The problem with this mindset is that it associates only divergent thinking with creativity, while assuming that only convergent thinking can be taught. This brings us to the importance of unlearning a number of faulty assumptions:
- Creativity isn’t just about artistic acts, or only undertaken by ‘creative’ people. Any task that entails the exercise of judgement and skill has some creative element to it.
- Creative thinking doesn’t have to be big, bold or strikingly original. It most often involves modest, everyday things: conducting a lively conversation; coming up with a fresh angle on a familiar question.
- Creativity is not so much a single, spontaneous act as a process. It is something that can be learned, taught and practised, and encompasses convergent and divergent ways of thinking.
This last point is the most important of all. It is only too easy to be paralysed by the belief that creativity is an all-or-nothing business: that an original, creative inspiration either arrives out of the blue, or doesn’t. In fact, the opposite is far closer to the truth. The more someone relies upon creative thinking in their day-to-day life, the more likely they are also to rely upon a step-by-step process to help and support them. Here is the American author and Nobel laureate Toni Morrison discussing her creative process in a 2014 interview:
As a writer, a failure is just information. It’s something that I’ve done wrong in writing, or is inaccurate or unclear. I recognize failure – which is important; some people don’t – and fix it, because it is data, it is information, knowledge of what does not work … It’s as though you’re in a laboratory and you’re working on an experiment with chemicals or with rats, and it doesn’t work. It doesn’t mix. You don’t throw up your hands and run out of the lab. What you do is you identify the procedure and what went wrong and then correct it.

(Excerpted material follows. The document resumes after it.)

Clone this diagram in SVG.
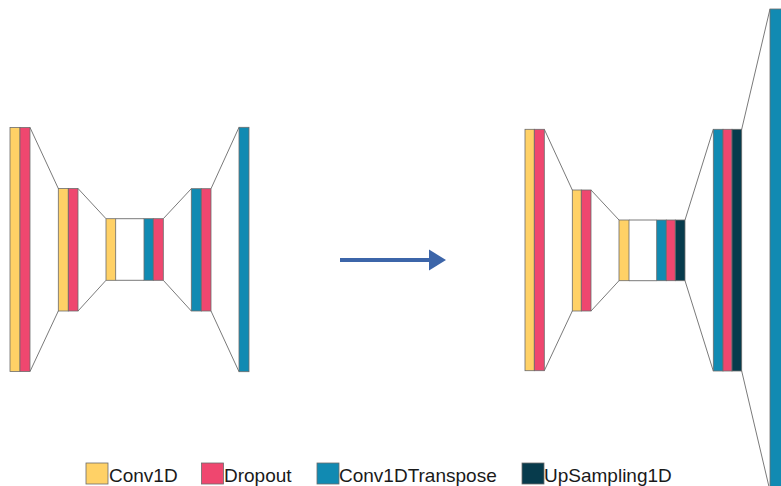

Morrison’s words are at once remarkable and salutary in their alignment of literary creativity with the language of scientific research: information, data, laboratory, experiment, procedure. She produced some of the most eloquent and profound accounts of African American experience ever committed to prose. Yet, in this instance, she chose to frame her creativity in terms of information being meticulously analysed; of a repeatedly refined experiment.
She chose, in other words, to foreground the fact that underlying even the greatest creative works is a structured process, full of false steps and necessary corrections.